In 1917, the IWW opened a Union Hall in Centralia. The hall was attacked in 1918 during a Red Cross parade, most probably at the hands of the local lumber companies and with support from Centralia's Elk Lodge. Consequently, by the fall of 1919, relations between Wobblies and businessmen hostile to labor were fraught with tension. Whether by design or unfortunate circumstance Grimm would become the first casualty of the Centralia Massacre.

==Centralia Massacre==
In Centralia, Washington, where the IWW had been organizing lumber workers, the lumber interests made plans to get rid of the IWW. On November 11, 1919, Armistice Day, the Legion paraded through town with rubber hoses and gas pipes, and the IWW prepared for an attack. When the Legion passed the IWW hall, shots were fired – it is unclear who fired first. They stormed the hall, there was more firing, and Legionnaires Warren Grimm and Arthur McElfresh were killed in this initial confusion of shots. Of the seven Wobblies inside the hall, only Wesley Everest and Ray Becker fired any shots. It is unclear, of the men posted at other stations, who or how many fired upon the raiding Legionnaires. A total of four members of the American Legion were killed and five wounded.

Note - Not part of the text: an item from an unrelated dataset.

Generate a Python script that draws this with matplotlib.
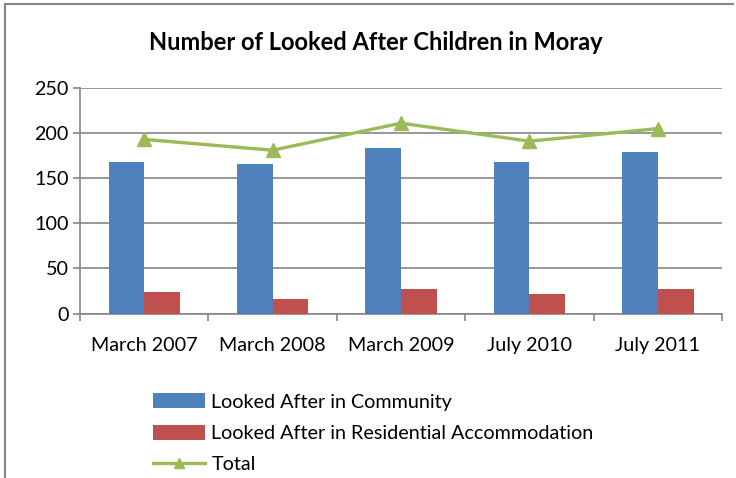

Inside the headquarters was an IWW member, a lumberjack named Wesley Everest, a former ex-soldier {although he had not served overseas} while the IWW national leaders were on trial for obstructing the war effort. Everest was in army uniform and carrying a rifle. He emptied it into the crowd, dropped it, and ran for the woods, followed by a mob. He started to wade across the river, found the current too strong, turned, shot the leading man Dale Hubbard dead, threw his gun into the river, and fought the mob with his fists. They dragged him back to town behind an automobile, suspended him from a telegraph pole, took him down, locked him in jail. That night, his jailhouse door was broken down, he was dragged out, put on the floor of a car, and then he was taken to a bridge, hanged, and his body riddled with bullets.

No one was ever arrested for Everest's murder, but eleven Wobblies were put on trial for killing an American Legion leader during the parade, and six of them spent fifteen years in prison.

==Aftermath==
Grimm's wife and infant daughter attended every day of the trial and subsequent convictions and sentencing. However, by this point, the IWW allegedly sent death threats to Mrs. Grimm, Judge John M. Wilson, who presided over the trial, Lewis County and Centralia officials, and some of the testifying Legionnaires. As a result, Mrs. Grimm and her daughter were placed under Federal protection and relocated.